The pre-Internet era of TV and radio scooping up all the branding dollars and newspapers and magazines collecting the “Big Sale!” dollars have faded. Dealers have fallen so much in love with interactive media that they’re earmarking 32 percent of their ad budgets for it - more than they spend on any other medium. Those dollars are going principally to banner advertisements and paid search, with additional non-advertising expenditures paying for website design, inventory database management, lead-generation fees and search engine optimization.

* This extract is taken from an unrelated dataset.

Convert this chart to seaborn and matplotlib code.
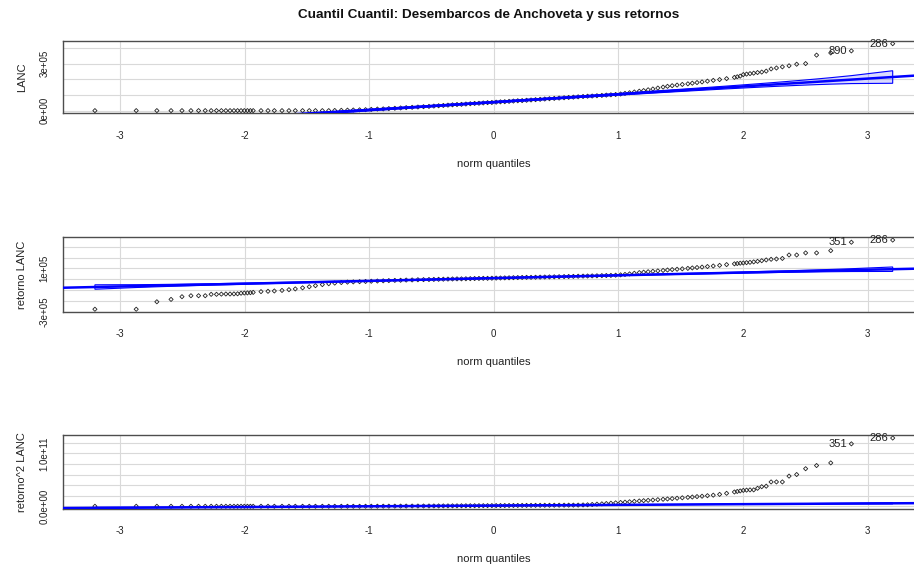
import numpy as np
import pandas as pd
import matplotlib
matplotlib.use("Agg")
import matplotlib.pyplot as plt
import seaborn as sns
from statistics import NormalDist

# ---- data -------------------------------------------------------------
n_obs = 728  # sample size of each series

# order-statistic ranks that are drawn
ranks = (list(range(1, 21))
         + [23, 26, 29, 33, 37, 41, 46, 51, 56, 62, 68, 74, 81, 88, 95, 103,
            111, 119, 128, 137, 146, 156, 166, 176, 187, 198, 209, 220, 230]
         + list(range(240, 500, 10))
         + [500, 510, 520, 529, 538, 547, 556, 564, 572, 580, 588, 595, 602,
            609, 616, 622, 628, 634, 640, 645, 650, 655, 660, 665, 669, 673,
            677, 681, 685, 688, 691, 694, 697, 700, 703, 706]
         + list(range(709, 729)))

# LANC (x 1e5)
lanc = ([0.0] * 20
        + [0.0] * 11
        + [0.01, 0.02, 0.03, 0.04, 0.05, 0.06, 0.08, 0.10, 0.11, 0.13, 0.15,
           0.17, 0.19, 0.21, 0.23, 0.25, 0.27, 0.29]
        + [0.31, 0.33, 0.35, 0.37, 0.39, 0.40, 0.42, 0.44, 0.46, 0.47, 0.49,
           0.51, 0.52, 0.54, 0.56, 0.57, 0.59, 0.61, 0.63, 0.64, 0.66, 0.68,
           0.70, 0.72, 0.74, 0.76]
        + [0.78, 0.80, 0.82, 0.84, 0.86, 0.88, 0.90, 0.92, 0.93, 0.95, 0.97,
           0.99, 1.01, 1.03, 1.06, 1.10, 1.14, 1.19, 1.24, 1.28, 1.33, 1.38,
           1.44, 1.50, 1.55, 1.59, 1.63, 1.67, 1.71, 1.75, 1.79, 1.83, 1.88,
           1.93, 1.98, 2.04]
        + [2.12, 2.16, 2.20, 2.30, 2.33, 2.36, 2.39, 2.43, 2.46, 2.52, 2.66,
           2.72, 2.79, 2.86, 2.96, 3.00, 3.54, 3.68, 3.81, 4.27])

# retorno LANC (x 1e5)
ret = ([-2.78, -2.78, -2.09, -1.87, -1.62, -1.53, -1.53, -1.53, -1.40, -1.40,
        -1.38, -1.37, -1.37, -1.36, -1.35, -1.30, -1.28, -1.27, -1.25, -1.22]
       + [-1.15, -1.12, -1.09, -1.04, -0.97, -0.90, -0.80, -0.70, -0.60, -0.50,
          -0.42, -0.36, -0.31, -0.27, -0.25, -0.23, -0.21, -0.19, -0.17, -0.15,
          -0.13, -0.11, -0.10, -0.08, -0.07, -0.05, -0.04, -0.03, -0.02]
       + [-0.01, 0.00, 0.01, 0.02, 0.03, 0.03, 0.04, 0.05, 0.06, 0.07, 0.08,
          0.08, 0.09, 0.10, 0.11, 0.12, 0.13, 0.14, 0.15, 0.16, 0.17, 0.17,
          0.18, 0.19, 0.20, 0.21]
       + [0.22, 0.23, 0.24, 0.25, 0.26, 0.275, 0.285, 0.295, 0.305, 0.315,
          0.33, 0.34, 0.35, 0.37, 0.40, 0.44, 0.49, 0.55, 0.61, 0.65, 0.69,
          0.73, 0.77, 0.81, 0.85, 0.89, 0.92, 0.96, 1.00, 1.04, 1.08, 1.12,
          1.17, 1.22, 1.28, 1.35]
       + [1.42, 1.45, 1.48, 1.50, 1.53, 1.56, 1.60, 1.65, 1.71, 1.78, 1.84,
          1.87, 1.92, 2.24, 2.24, 2.43, 2.43, 2.64, 3.42, 3.62])

# retorno^2 LANC (x 1e11)
ret2 = ([0.0] * 20
        + [0.0] * 16
        + [0.0005, 0.001, 0.0013, 0.0017, 0.002, 0.0025, 0.003, 0.0035, 0.004,
           0.0045, 0.005, 0.0055, 0.006]
        + [0.0065, 0.007, 0.0075, 0.008, 0.0085, 0.009, 0.0095, 0.010, 0.0105,
           0.011, 0.0115, 0.012, 0.0125, 0.013, 0.0135, 0.014, 0.0145, 0.015,
           0.0155, 0.016, 0.0165, 0.017, 0.0175, 0.018, 0.0185, 0.019]
        + [0.0195, 0.020, 0.0205, 0.021, 0.0215, 0.022, 0.025, 0.028, 0.034,
           0.040, 0.046, 0.052, 0.058, 0.065, 0.072, 0.078, 0.085, 0.093,
           0.100, 0.106, 0.112, 0.118, 0.125, 0.132, 0.138, 0.145, 0.152,
           0.160, 0.168, 0.175, 0.183, 0.190, 0.200, 0.210, 0.225, 0.245]
        + [0.27, 0.28, 0.29, 0.30, 0.305, 0.31, 0.31, 0.34, 0.37, 0.38, 0.46,
           0.46, 0.46, 0.57, 0.60, 0.71, 0.77, 0.82, 1.18, 1.29])

panels = [
    dict(values=np.array(lanc) * 1e5, ylabel="LANC",
         ids=["890", "286"],
         yticks=[0, 1e5, 2e5, 3e5, 4e5], ylabels={0: "0e+00", 3e5: "3e+05"}),
    dict(values=np.array(ret) * 1e5, ylabel="retorno LANC",
         ids=["351", "286"],
         yticks=[-3e5, -2e5, -1e5, 0, 1e5, 2e5, 3e5],
         ylabels={-3e5: "-3e+05", 1e5: "1e+05"}),
    dict(values=np.array(ret2) * 1e11, ylabel="retorno^2 LANC",
         ids=["351", "286"],
         yticks=[0, 0.2e11, 0.4e11, 0.6e11, 0.8e11, 1.0e11, 1.2e11],
         ylabels={0: "0.0e+00", 1.0e11: "1.0e+11"}),
]

title = "Cuantil Cuantil: Desembarcos de Anchoveta y sus retornos"
xticks = [-3, -2, -1, 0, 1, 2, 3]

# ---- style ------------------------------------------------------------
sns.set_style("white")
plt.rcParams["font.family"] = ["Liberation Sans", "DejaVu Sans"]

BLUE = "#0000FF"
GRID = "#D9D9D9"
FRAME = "#4D4D4D"

W, H = 914, 567
fig = plt.figure(figsize=(W / 100, H / 100), dpi=100)

nd = NormalDist()
pp_all = (np.arange(1, n_obs + 1) - 0.5) / n_obs
z_all = np.array([nd.inv_cdf(p) for p in pp_all])
dens_all = np.array([nd.pdf(z) for z in z_all])

x_lo = z_all[0] - 0.04 * (z_all[-1] - z_all[0])
x_hi = z_all[-1] + 0.04 * (z_all[-1] - z_all[0])

# axes boxes in pixels: (top, bottom)
boxes = [(41, 113.3), (237.3, 312), (435.3, 509)]
left_px = 63
right_px = 924.6

rk = np.array(ranks)
for spec, (top, bot) in zip(panels, boxes):
    ax = fig.add_axes([left_px / W, 1 - bot / H, (right_px - left_px) / W,
                       (bot - top) / H])
    vals = spec["values"]
    zq = z_all[rk - 1]
    df = pd.DataFrame({"q": zq, "v": vals})

    # reference line through the quartiles and pointwise 95% envelope
    q1 = np.interp(1 + (n_obs - 1) * 0.25, rk, vals)
    q3 = np.interp(1 + (n_obs - 1) * 0.75, rk, vals)
    z1, z3 = nd.inv_cdf(0.25), nd.inv_cdf(0.75)
    b = (q3 - q1) / (z3 - z1)
    a = q1 - b * z1
    fit = a + b * z_all
    se = (b / dens_all) * np.sqrt(pp_all * (1 - pp_all) / n_obs)
    zz = nd.inv_cdf(0.975)
    upper = fit + zz * se
    lower = fit - zz * se

    for xt in xticks:
        ax.axvline(xt, color=GRID, lw=0.8, zorder=0)
    for yt in spec["yticks"]:
        ax.axhline(yt, color=GRID, lw=0.8, zorder=0)

    sns.scatterplot(data=df, x="q", y="v", ax=ax, marker="D", s=4.5,
                    facecolor="none", edgecolor="#222222", linewidth=0.6,
                    zorder=2, legend=False)

    ax.fill(np.r_[z_all, z_all[::-1]], np.r_[upper, lower[::-1]],
            facecolor=(0, 0, 1, 0.15), edgecolor=BLUE, lw=0.8, zorder=3)
    line_x = np.array([x_lo, x_hi])
    sns.lineplot(x=line_x, y=a + b * line_x, ax=ax, color=BLUE, lw=1.8,
                 zorder=4)

    # identify the two largest observations
    for rnk, lab in zip([n_obs - 1, n_obs], spec["ids"]):
        i = ranks.index(rnk)
        ax.annotate(lab, (zq[i], vals[i]), xytext=(-3, 0),
                    textcoords="offset points", ha="right", va="center",
                    fontsize=8, color="#222222", zorder=5)

    rng = vals.max() - vals.min()
    ax.set_xlim(x_lo, x_hi)
    ax.set_ylim(vals.min() - 0.04 * rng, vals.max() + 0.04 * rng)

    ax.set_xticks(xticks)
    ax.set_xticklabels([str(t) for t in xticks])
    ax.set_yticks(spec["yticks"])
    ax.set_yticklabels([spec["ylabels"].get(t, "") for t in spec["yticks"]],
                       rotation=90, va="center")
    ax.tick_params(axis="both", direction="out", length=5.5, width=0.9,
                   color=FRAME, labelsize=7, labelcolor="#222222")
    ax.tick_params(axis="x", pad=7)
    ax.tick_params(axis="y", pad=4)
    ax.set_xlabel("norm quantiles", fontsize=8, labelpad=13,
                  color="#222222")
    ax.set_ylabel(spec["ylabel"], fontsize=8, labelpad=9, color="#222222")
    for side in ["left", "bottom", "top", "right"]:
        ax.spines[side].set_color(FRAME)
        ax.spines[side].set_linewidth(1.0)

fig.text(489 / W, 1 - 15 / H, title, ha="center", va="center",
         fontsize=9.7, fontweight="bold", color="#111111")

fig.savefig("out.png", dpi=100)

The efficiency of the Internet to meet the car-buying public isn’t the main reason advertising channels have changed. The economy has shaken the basic underpinnings of the entire dealership system. In the past four years, an average of 86 new- and used-car dealerships have closed every week. That’s 17,000 fewer advertisers, with a few thousand more expected this year. What’s worse is that the biggest advertisers in the bunch - the mega-dealerships created during the consolidations in the 1980s and 1990s - have been hit hardest. And a new phenomenon - where slightly-used cars are in higher demand than many new cars - is rippling through the marketplace.
There’s a trickle of hope as car sales bounce back and advertising responds accordingly. Last year the total number of new vehicles sold rebounded to 11.6 million after four years of steep decline. They are projected to hit 12.6 million this year, an 8.6 percent increase.
What’s in store for new- and used-car automotive advertising? We’re forecasting an overall increase of 7.2 percent, from $21.1 billion in 2010 to $22.6 billion this year. Every medium except yellow pages is seeing an increase in auto advertising this year. The largest percentage increase goes to cinema advertising (up 98 percent, to $246 million), but the largest dollar increase is expected for online media, up 11 percent this year, from $6.6 billion to $7.3 billion.
Our ongoing surveys of local advertisers indicate a continued high interest in online media. In fact, auto dealers are proving to be the most aggressive of all advertisers when it comes to social media and mobile media. Thirty-six percent of them claim to be familiar with mobile advertising opportunities, twice the rate of other local advertisers.